The British Government and the Anglican Church may only now be discussing gay marriage but this American musical from 1975 took it as given that gay marriage was already an acceptable phenomenon in Britain and America years before that.
It is 1936 in London, the night of the abdication, but American newshound Casey O’Brien was hosting a party at the Savoy and now he has passed out drunk in room 203 and has missed out to his rivals. They have already moved on to a fashionable marriage between gay double grooms Boston millionaire Clarence Cutler and hard-up English aristocrat Guy Rose, who fails to turn up at the church.
Casey is determined to sniff out his story. He sets out to track down what he believes is this breathtakingly beautiful boy and get the story. What he does not realise it that this English Rose (yes that’s a number) is actually the drunk guy in spectacles whom he has already pulled out from under his bed.
It is an intriguing twist to a high society Fred and Ginger type comedy which you could call pastiche if it didn’t such a character of its own—and among the thirties-style numbers there are not only the romantic duets, songs of heartbreak and clever comedy numbers like the millionaire’s ego fest “Me”, but even a song for what become the lovebirds that celebrates the boy scouts and their badges (“It’s a Boy’s Life”).
With a light-hearted lilt and a plot with a strong dose of not so much misidentification as refusal to believe what you are told, this is a musical that restores the original meaning to gay while celebrating the more recent one as it travels from the Savoy to the Dorchester and over to the Folies in Paris complete with a feather-fan flourishing nude—a male one.
It is cleverly shoe-horned into the theatre with art deco style by designer Alice Walkling and space doesn’t seem to limit the amusingly camp choreography of Lee Proud, which is snazzlly executed by an ensemble bright with knowing smiles.
Clarence may be the villain but Ben Cavanagh makes him one you love watching.

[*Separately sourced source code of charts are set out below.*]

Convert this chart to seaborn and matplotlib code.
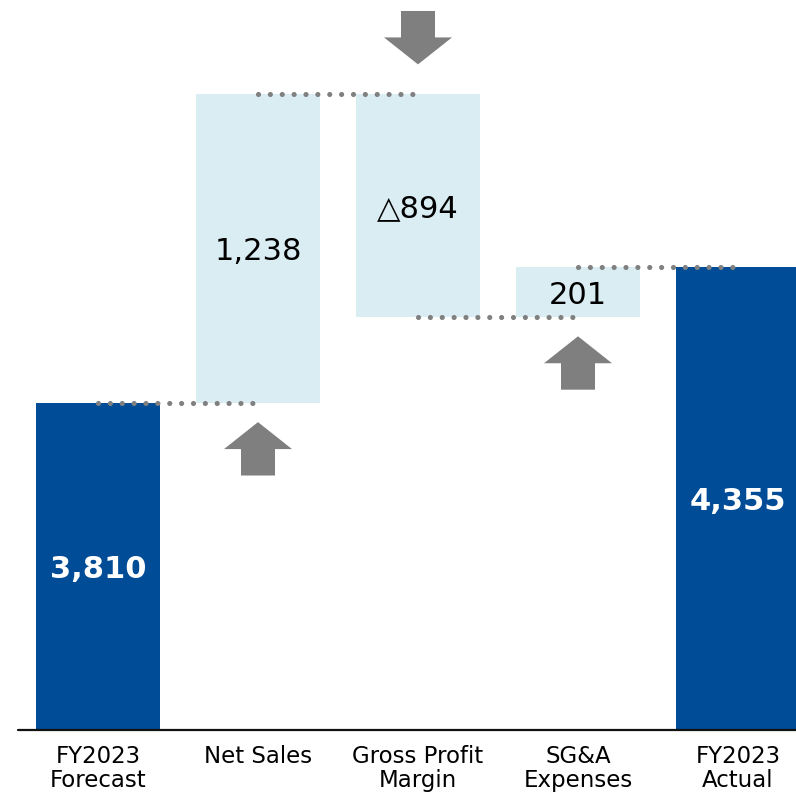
import numpy as np
import pandas as pd
import seaborn as sns
import matplotlib.pyplot as plt

# chart values
categories = ["FY2023\nForecast", "Net Sales", "Gross Profit\nMargin", "SG&A\nExpenses", "FY2023\nActual"]
forecast = 3810
deltas = [1238, -894, 201]
actual = 4355
value_labels = ["3,810", "1,238", "△894", "201", "4,355"]

dark_blue = "#004C97"
light_blue = "#DAEDF3"
gray = "#7F7F7F"

# build floating bar tops / bottoms from the running total
running = [forecast]
for d in deltas:
    running.append(running[-1] + d)
tops = [forecast]
bottoms = [0]
for i, d in enumerate(deltas):
    tops.append(max(running[i], running[i + 1]))
    bottoms.append(min(running[i], running[i + 1]))
tops.append(actual)
bottoms.append(0)

df = pd.DataFrame({"cat": categories, "top": tops, "bottom": bottoms})
colors = [dark_blue, light_blue, light_blue, light_blue, dark_blue]

sns.set_style("white")
fig = plt.figure(figsize=(7.96, 7.93), dpi=100)
ax = fig.add_axes([0, 63 / 793, 1, 730 / 793])

sns.barplot(data=df, x="cat", y="top", hue="cat", palette=colors, legend=False,
            width=0.775, linewidth=0, saturation=1, ax=ax, order=categories)
floats = df.iloc[1:4]
sns.barplot(data=floats, x="cat", y="bottom", color="white", width=0.775,
            linewidth=0, saturation=1, ax=ax, order=categories)

ax.set_ylim(2500, 5426)
ax.set_xlim(-0.6125, 4.3625)

# value labels in the middle of each bar
for i, lab in enumerate(value_labels):
    lo = max(bottoms[i], 2500)
    mid = (lo + tops[i]) / 2
    if i in (0, 4):
        ax.text(i, mid, lab, ha="center", va="center_baseline", fontsize=22,
                fontweight="bold", color="white")
    else:
        ax.text(i, mid, lab, ha="center", va="center_baseline", fontsize=22, color="black")

# dotted connectors
for i in range(4):
    ax.plot([i, i + 0.97], [running[i], running[i]], color="#808080", lw=3.7,
            linestyle=(0, (0.01, 2.3)), dash_capstyle="round", zorder=5)

# arrows
for i, d in enumerate(deltas):
    x = i + 1
    if d > 0:
        tip = bottoms[x] - 76
        ax.arrow(x, tip - 214, 0, 214, width=0.2125, head_width=0.425, head_length=108,
                 length_includes_head=True, color=gray, lw=0, zorder=4)
    else:
        tip = tops[x] + 120
        ax.arrow(x, tip + 214, 0, -214, width=0.2125, head_width=0.425, head_length=108,
                 length_includes_head=True, color=gray, lw=0, zorder=4)

# baseline
ax.plot([-0.5, 4.3625], [2500, 2500], color="#111111", lw=1.6, clip_on=False, zorder=6)

sns.despine(ax=ax, left=True, bottom=True)
ax.set_xlabel("")
ax.set_ylabel("")
ax.set_yticks([])
ax.tick_params(axis="x", length=0, pad=11)
ax.set_xticks(range(5))
ax.set_xticklabels(categories, fontsize=16.5, color="black", linespacing=1.05)

fig.savefig("out.png", dpi=100)
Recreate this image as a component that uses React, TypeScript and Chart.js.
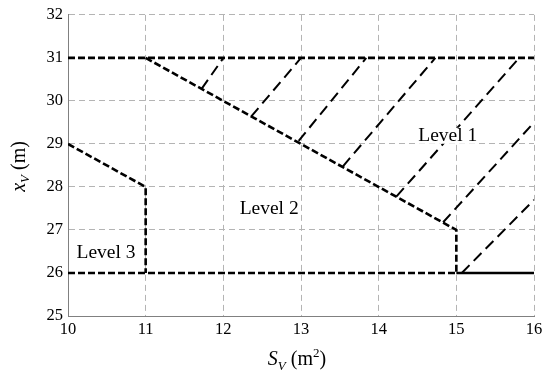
import React, { useEffect, useRef } from "react";
import { Chart, registerables } from "chart.js";

Chart.register(...registerables);

// ---- data (axis units: S_V in m², x_V in m) ----
const xTicks = [10, 11, 12, 13, 14, 15, 16];
const yTicks = [25, 26, 27, 28, 29, 30, 31, 32];

const topBoundary = [[10, 31], [16, 31]];
const level1Boundary = [[11, 31], [15, 27], [15, 26]];
const level2Boundary = [[10, 29], [11, 28], [11, 26]];
const bottomDashed = [[10, 26], [15, 26]];
const bottomSolid = [[15, 26], [16, 26]];

const hatchStarts = [
  [11.72, 30.28], [12.36, 29.64], [12.97, 29.07], [13.54, 28.48],
  [14.23, 27.78], [14.83, 27.18], [15.07, 26.0],
];
const hatchEnds = [
  [12.0, 31], [13.0, 31], [13.84, 31], [14.73, 31],
  [15.81, 31], [16.0, 29.5], [16.0, 27.7],
];

const regionNames = ["Level 1", "Level 2", "Level 3"];
const regionX = [14.89, 12.59, 10.49];
const regionY = [29.19, 27.48, 26.47];

const SERIF = "'Liberation Serif', 'Times New Roman', serif";

Chart.defaults.font.family = SERIF;
Chart.defaults.font.size = 16;
Chart.defaults.color = "#000";

const toPts = (arr: number[][]) => arr.map(([x, y]) => ({ x, y }));

const regionLabels = {
  id: "regionLabels",
  afterDatasetsDraw(chart: any) {
    const { ctx, scales } = chart;
    ctx.save();
    ctx.font = `19.5px ${SERIF}`;
    ctx.textAlign = "center";
    ctx.textBaseline = "middle";
    regionNames.forEach((name, i) => {
      const px = scales.x.getPixelForValue(regionX[i]);
      const py = scales.y.getPixelForValue(regionY[i]);
      const w = ctx.measureText(name).width;
      ctx.fillStyle = "#fff";
      ctx.fillRect(px - w / 2 - 1, py - 8, w + 2, 16);
      ctx.fillStyle = "#000";
      ctx.fillText(name, px, py);
    });
    ctx.restore();
  },
};

type Part = { t: string; font: string; dy: number };

function drawParts(ctx: CanvasRenderingContext2D, parts: Part[], cx: number) {
  let total = 0;
  parts.forEach((p) => {
    ctx.font = p.font;
    total += ctx.measureText(p.t).width;
  });
  let x = cx - total / 2;
  parts.forEach((p) => {
    ctx.font = p.font;
    ctx.fillText(p.t, x, p.dy);
    x += ctx.measureText(p.t).width;
  });
}

const axisTitles = {
  id: "axisTitles",
  afterDraw(chart: any) {
    const { ctx, chartArea } = chart;
    ctx.save();
    ctx.fillStyle = "#000";
    ctx.textAlign = "left";
    ctx.textBaseline = "alphabetic";
    // x-axis title
    ctx.save();
    ctx.translate(0, 365);
    drawParts(
      ctx,
      [
        { t: "S", font: `italic 20px ${SERIF}`, dy: 0 },
        { t: "V", font: `italic 13px ${SERIF}`, dy: 5 },
        { t: " (m", font: `20px ${SERIF}`, dy: 0 },
        { t: "2", font: `13px ${SERIF}`, dy: -8 },
        { t: ")", font: `20px ${SERIF}`, dy: 0 },
      ],
      (chartArea.left + chartArea.right) / 2 - 4
    );
    ctx.restore();
    // y-axis title
    ctx.save();
    ctx.translate(25, (chartArea.top + chartArea.bottom) / 2 + 1);
    ctx.rotate(-Math.PI / 2);
    drawParts(
      ctx,
      [
        { t: "x", font: `italic 20px ${SERIF}`, dy: 0 },
        { t: "V", font: `italic 13px ${SERIF}`, dy: 4 },
        { t: " (m)", font: `20px ${SERIF}`, dy: 0 },
      ],
      0
    );
    ctx.restore();
    ctx.restore();
  },
};

export default function App() {
  const ref = useRef<HTMLCanvasElement>(null);
  useEffect(() => {
    if (!ref.current) return;
    const boundary = (pts: number[][]) => ({
      data: toPts(pts),
      borderColor: "#000",
      borderWidth: 2.6,
      borderDash: [7, 3],
      pointRadius: 0,
      fill: false,
      tension: 0,
    });
    const hatch = hatchStarts.map((s, i) => ({
      data: toPts([s, hatchEnds[i]]),
      borderColor: "#000",
      borderWidth: 2,
      borderDash: [11, 6],
      pointRadius: 0,
      fill: false,
      tension: 0,
    }));
    const tickFont = { family: SERIF, size: 16.5, weight: "normal" as const };
    const chart = new Chart(ref.current, {
      type: "line",
      data: {
        datasets: [
          boundary(topBoundary),
          boundary(level1Boundary),
          boundary(level2Boundary),
          boundary(bottomDashed),
          { ...boundary(bottomSolid), borderDash: [] },
          ...hatch,
        ] as any,
      },
      options: {
        animation: false,
        responsive: false,
        parsing: false as any,
        layout: { padding: { left: 0, right: 16, top: 14, bottom: 0 } },
        plugins: { legend: { display: false }, tooltip: { enabled: false } },
        scales: {
          x: {
            type: "linear",
            min: 10,
            max: 16,
            afterFit: (s: any) => { s.height = 62; },
            afterBuildTicks: (s: any) => { s.ticks = xTicks.map((v) => ({ value: v })); },
            ticks: { color: "#000", font: tickFont, padding: 4, maxRotation: 0 },
            grid: { color: "#b4b4b4", lineWidth: 1, drawTicks: false },
            border: { display: true, color: "#808080", width: 1, dash: [6, 4] },
          },
          y: {
            type: "linear",
            min: 25,
            max: 32,
            afterFit: (s: any) => { s.width = 68; },
            afterBuildTicks: (s: any) => { s.ticks = yTicks.map((v) => ({ value: v })); },
            ticks: { color: "#000", font: tickFont, padding: 5 },
            grid: { color: "#b4b4b4", lineWidth: 1, drawTicks: false },
            border: { display: true, color: "#808080", width: 1, dash: [6, 4] },
          },
        },
      },
      plugins: [regionLabels, axisTitles],
    });
    return () => chart.destroy();
  }, []);
  return (
    <div style={{ position: "absolute", left: 0, top: 0, width: 550, height: 378, background: "#fff" }}>
      <canvas ref={ref} width={550} height={378} style={{ display: "block" }} />
    </div>
  );
}
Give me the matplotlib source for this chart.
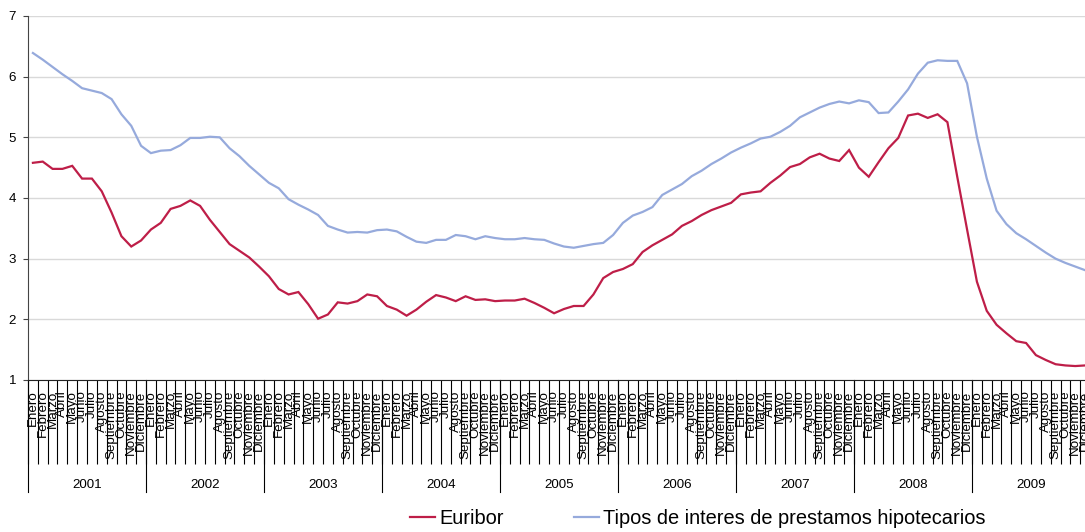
#!/usr/bin/env python3
"""Euribor vs. tipos de interes de prestamos hipotecarios, 2001-2009 (monthly).

Excel-style chart with a two-level category axis (month names + year groups).
Saves out.png.
"""

import matplotlib
matplotlib.use("Agg")
import matplotlib.pyplot as plt
import matplotlib.transforms as mtransforms
import numpy as np

plt.rcParams["font.family"] = ["Liberation Sans", "DejaVu Sans"]

# ---- data -----------------------------------------------------------------
years = ["2001", "2002", "2003", "2004", "2005", "2006", "2007", "2008", "2009"]
month_names = ["Enero", "Febrero", "Marzo", "Abril", "Mayo", "Junio", "Julio",
               "Agosto", "Septiembre", "Octubre", "Noviembre", "Diciembre"]

euribor = [
    4.58, 4.60, 4.48, 4.48, 4.53, 4.32, 4.32, 4.11, 3.76, 3.37, 3.20, 3.30,  # 2001
    3.48, 3.59, 3.82, 3.87, 3.96, 3.87, 3.64, 3.44, 3.24, 3.13, 3.02, 2.87,  # 2002
    2.71, 2.50, 2.41, 2.45, 2.25, 2.01, 2.08, 2.28, 2.26, 2.30, 2.41, 2.38,  # 2003
    2.22, 2.16, 2.06, 2.16, 2.29, 2.40, 2.36, 2.30, 2.38, 2.32, 2.33, 2.30,  # 2004
    2.31, 2.31, 2.34, 2.27, 2.19, 2.10, 2.17, 2.22, 2.22, 2.41, 2.68, 2.78,  # 2005
    2.83, 2.91, 3.11, 3.22, 3.31, 3.40, 3.54, 3.62, 3.72, 3.80, 3.86, 3.92,  # 2006
    4.06, 4.09, 4.11, 4.25, 4.37, 4.51, 4.56, 4.67, 4.73, 4.65, 4.61, 4.79,  # 2007
    4.50, 4.35, 4.59, 4.82, 4.99, 5.36, 5.39, 5.32, 5.38, 5.25, 4.35, 3.48,  # 2008
    2.62, 2.14, 1.91, 1.77, 1.64, 1.61, 1.41, 1.33, 1.26, 1.24, 1.23, 1.24,  # 2009
]

hipotecarios = [
    6.39, 6.28, 6.16, 6.04, 5.93, 5.81, 5.77, 5.73, 5.63, 5.38, 5.19, 4.86,  # 2001
    4.74, 4.78, 4.79, 4.87, 4.99, 4.99, 5.01, 5.00, 4.82, 4.69, 4.53, 4.39,  # 2002
    4.25, 4.16, 3.98, 3.89, 3.81, 3.72, 3.54, 3.48, 3.43, 3.44, 3.43, 3.47,  # 2003
    3.48, 3.45, 3.36, 3.28, 3.26, 3.31, 3.31, 3.39, 3.37, 3.32, 3.37, 3.34,  # 2004
    3.32, 3.32, 3.34, 3.32, 3.31, 3.25, 3.20, 3.18, 3.21, 3.24, 3.26, 3.39,  # 2005
    3.59, 3.71, 3.77, 3.85, 4.05, 4.14, 4.23, 4.36, 4.45, 4.56, 4.65, 4.75,  # 2006
    4.83, 4.90, 4.98, 5.01, 5.09, 5.19, 5.33, 5.41, 5.49, 5.55, 5.59, 5.56,  # 2007
    5.61, 5.58, 5.40, 5.41, 5.59, 5.79, 6.05, 6.23, 6.27, 6.26, 6.26, 5.89,  # 2008
    5.01, 4.32, 3.79, 3.57, 3.42, 3.32, 3.21, 3.10, 3.00, 2.93, 2.87, 2.81,  # 2009
]

series_labels = ["Euribor", "Tipos de interes de prestamos hipotecarios"]
series_colors = ["#BE1E48", "#96AADC"]

W, H = 1085, 532  # output size in px


def main():
    fig = plt.figure(figsize=(W / 100, H / 100), dpi=100)
    # plot area: left spine at x=28px, y=1 at 380px, y=7 at 16px;
    # the right end (Dec 2009 boundary) sits just past the image edge
    ax = fig.add_axes([28 / W, (H - 380) / H, 1062 / W, 364 / H])

    labels = [m for _ in years for m in month_names]
    x = np.arange(len(labels))

    lines = []
    for vals, lab, col in zip([euribor, hipotecarios], series_labels, series_colors):
        ln, = ax.plot(x, vals, color=col, lw=1.6, label=lab, solid_joinstyle="miter")
        lines.append(ln)

    ax.set_xlim(-0.5, len(labels) - 0.5)
    ax.set_ylim(1, 7)
    ax.set_yticks(range(1, 8))
    ax.yaxis.grid(True, color="#d9d9d9", lw=1.0)
    ax.set_axisbelow(True)

    for s in ("top", "right"):
        ax.spines[s].set_visible(False)
    ax.spines["left"].set_color("#444444")
    ax.spines["bottom"].set_color("#222222")

    ax.tick_params(axis="y", length=3.6, width=0.8, color="#444444",
                   pad=5, labelsize=9.6, labelcolor="black")

    # month labels at category centres, separators as long minor ticks
    ax.set_xticks(x)
    ax.set_xticklabels(labels, rotation=90, fontsize=9.6)
    ax.tick_params(axis="x", which="major", length=0, pad=7.5)
    ax.set_xticks(np.arange(len(labels) + 1) - 0.5, minor=True)
    ax.tick_params(axis="x", which="minor", length=60.5, width=0.8,
                   color="black", direction="out")

    # year group separators and labels
    trans = mtransforms.blended_transform_factory(ax.transData, ax.transAxes)
    year_bottom = -(492 - 380) / 364
    for k in range(len(years) + 1):
        xb = 12 * k - 0.5
        ax.plot([xb, xb], [0, year_bottom], transform=trans, clip_on=False,
                color="black", lw=0.8)
    for k, yr in enumerate(years):
        ax.text(12 * k + 5.5, -(485 - 380) / 364, yr, transform=trans,
                ha="center", va="center", fontsize=9.6)

    fig.legend(lines, series_labels, loc="center", bbox_to_anchor=(0.643, 0.026),
               ncol=2, frameon=False, fontsize=14.4, handlelength=1.25,
               handletextpad=0.2, columnspacing=3.5)

    fig.savefig("out.png", dpi=100)


if __name__ == "__main__":
    main()
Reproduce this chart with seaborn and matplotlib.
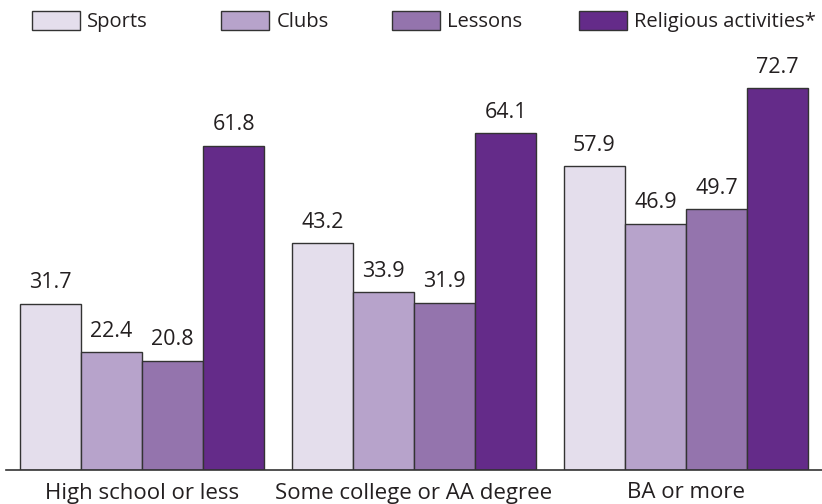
import matplotlib
matplotlib.use("Agg")
import matplotlib.pyplot as plt
from matplotlib.patches import Patch
import seaborn as sns
import pandas as pd

education = ["High school or less", "Some college or AA degree", "BA or more"]
activities = ["Sports", "Clubs", "Lessons", "Religious activities*"]
sports = [31.7, 43.2, 57.9]
clubs = [22.4, 33.9, 46.9]
lessons = [20.8, 31.9, 49.7]
religious = [61.8, 64.1, 72.7]
colors = ["#e4deec", "#b7a3cb", "#9474ad", "#642b89"]

rows = []
for act, vals in zip(activities, [sports, clubs, lessons, religious]):
    for edu, v in zip(education, vals):
        rows.append({"education": edu, "activity": act, "value": v})
df = pd.DataFrame(rows)

sns.set_theme(style="white")
plt.rcParams["font.family"] = ["Open Sans", "DejaVu Sans"]
plt.rcParams["text.color"] = "#231f20"

fig = plt.figure(figsize=(8.22, 5.04), dpi=100)
ax = fig.add_axes([6 / 822, 34 / 504, 816 / 822, 420 / 504])

sns.barplot(data=df, x="education", y="value", hue="activity",
            order=education, hue_order=activities, palette=colors,
            width=0.9, edgecolor="#333333", linewidth=1.0,
            saturation=1, ax=ax, legend=False)

for cont in ax.containers:
    ax.bar_label(cont, fmt="%.1f", padding=7.5, fontsize=15.5, color="#231f20")

ax.set_xlim(-0.5, 2.5)
ax.set_ylim(0, 80)
ax.set_xlabel("")
ax.set_ylabel("")
ax.set_yticks([])
ax.tick_params(axis="x", length=0, labelsize=16, pad=9, colors="#231f20")
for side in ["top", "right", "left"]:
    ax.spines[side].set_visible(False)
ax.spines["bottom"].set_color("#333333")
ax.spines["bottom"].set_linewidth(1.2)

# one legend entry per activity, spaced along the top edge
legend_x = [32, 221, 392, 579]
for label, color, x in zip(activities, colors, legend_x):
    h = Patch(facecolor=color, edgecolor="#333333", linewidth=1.0)
    fig.legend([h], [label], loc="upper left",
               bbox_to_anchor=(x / 822, 1 - 11 / 504),
               frameon=False, fontsize=14.5, handlelength=2.4,
               handleheight=1.05, handletextpad=0.35,
               borderpad=0, borderaxespad=0)

fig.savefig("out.png", dpi=100)
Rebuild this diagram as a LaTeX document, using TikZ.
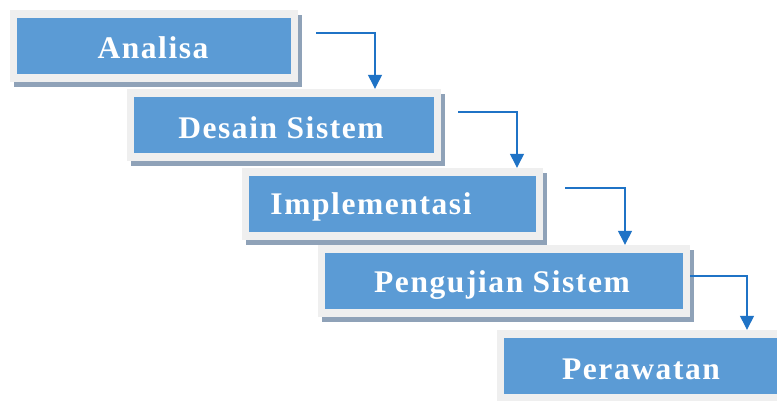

Stephen Ashfield gives Casey an endearing honesty, beautifully partnering Craig Fletcher’s English innocent Guy, caught in the predicament of finding a way to live up to the description of the fellow Casey is looking for.
There is smooth support from Johnjo Flynn as Casey’s English friend Andrew, while Ann Nicholas plays both Guy’s mother and his raunchy Folies star Aunt Josephine. The delightful thrties-influenced music is in the capable hands of musical director Stefan Bednarczyk who discovered a record of the original production in New York back in 1985 and has been determined to get it on here ever since.
Of course, you could just dismiss this as escapist nonsense but that doesn’t stop it from being a treat and it's total equalising of gender—set in this London of so long ago does make one wonder how much happier several generations might have been if it had been true and how far we still have to go.
After a tenure that has embraced Beckett and Ibsen revivals as well as much new work, this seasonal bonne bouche, another British première, is a sparkling, if somewhat surprising, swansong for its director. It is Gene David Kirk’s final production as this theatre’s artistic director for he moves on to new pastures at the end of the year.